The whole produce of the Malaga vineyards is estimated at from thirty-five to forty thousand butts, but owing to the increasing stock of old wine in the cellars, it is impossible to be precise in this calculation. The export of all the Malaga wines may be stated at about twenty-seven thousand butts. The principal market is the United States, and the States of South America; and to these countries, the export is rather upon the increase. The average price of the wines shipped from Malaga, does not exceed thirty-five dollars per butt; but wines are occasionally exported at so high a price as one hundred and seventy dollars. Many attempts have been made at Malaga to produce sherry, but not with perfect success. The Xeres grape has been reared at Malaga, upon a soil very similar to its native soil; but the merchants of Malaga have not ventured to enter the wine for export. For my own part, judging from a sample of wine which I tasted at the warehouse of Messrs. W. & G. Read, I should say that the experiment had succeeded; and that the sherry made at Malaga, might be introduced into the English market as sherry; and from its great cheapness, it could not fail to command a sale. One reason of the very low price of the wines of Malaga, is to be found in the cheapness of labour: field labour is only two and a half reals a day (4½d.). In the fruit and vintage time it is about double.

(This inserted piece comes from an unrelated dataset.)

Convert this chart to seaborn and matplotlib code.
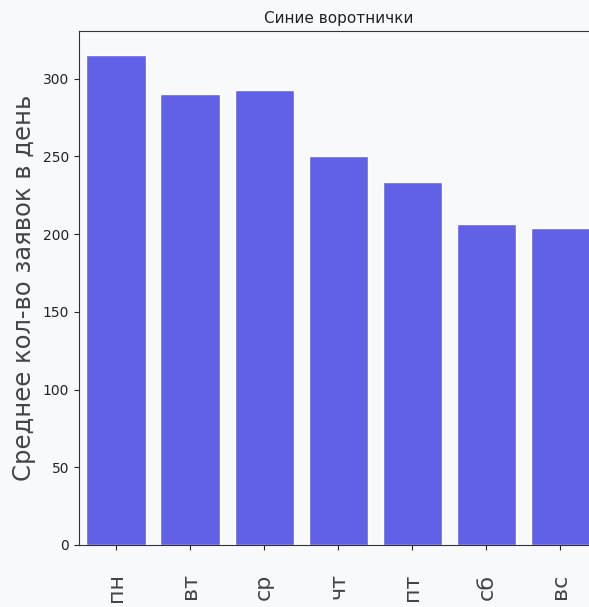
import matplotlib
matplotlib.use('Agg')
import matplotlib.pyplot as plt
import seaborn as sns
import pandas as pd

days = ['пн', 'вт', 'ср', 'чт', 'пт', 'сб', 'вс']
mean_requests = [315, 290, 293, 250.5, 233.3, 206.5, 204]

bg = '#f8f9fb'
sns.set_style('ticks')
plt.rcParams['font.family'] = ['DejaVu Sans']
plt.rcParams['figure.facecolor'] = bg
plt.rcParams['axes.facecolor'] = bg

df = pd.DataFrame({'day': days, 'value': mean_requests})

fig = plt.figure(figsize=(5.89, 6.07), dpi=100)
# axes run a bit past the right edge of the image, as in the reference
ax = fig.add_axes([79 / 589, 62 / 607, 518.5 / 589, 514 / 607])

sns.barplot(data=df, x='day', y='value', color='#6161e8', saturation=1,
            width=0.8, ax=ax)

ax.set_title('Синие воротнички', fontsize=11, color='#222222')
ax.set_xlabel('')
ax.set_ylabel('Среднее кол-во заявок в день', fontsize=17.5, color='#444444',
              labelpad=5)
ax.tick_params(axis='x', labelrotation=90, labelsize=16, labelcolor='#444444',
               pad=17)
ax.tick_params(axis='y', labelsize=10, labelcolor='#222222')
for s in ax.spines.values():
    s.set_color('#333333')

fig.savefig('out.png', dpi=100, facecolor=bg)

Next to its wines, the chief export of Malaga is fruit; consisting of raisins, almonds, grapes, figs, and lemons: but of these, raisins are the principal export. I have before me, a note of the exports of Malaga for the months of September and October, in the year 1830—the chief, though not the sole exporting months,—and I find, that during that time, the export of raisins amounted to two hundred and sixty-eight thousand, eight hundred and forty-five boxes; and thirty-one thousand, nine hundred and sixteen smaller packages. Of this quantity, one hundred and twenty-five thousand, three hundred and thirty-four boxes were entered for the United States; forty-five thousand, five hundred and thirteen for England; the remaining quantity being for France, the West Indies, the Spanish ports, South America, and Holland.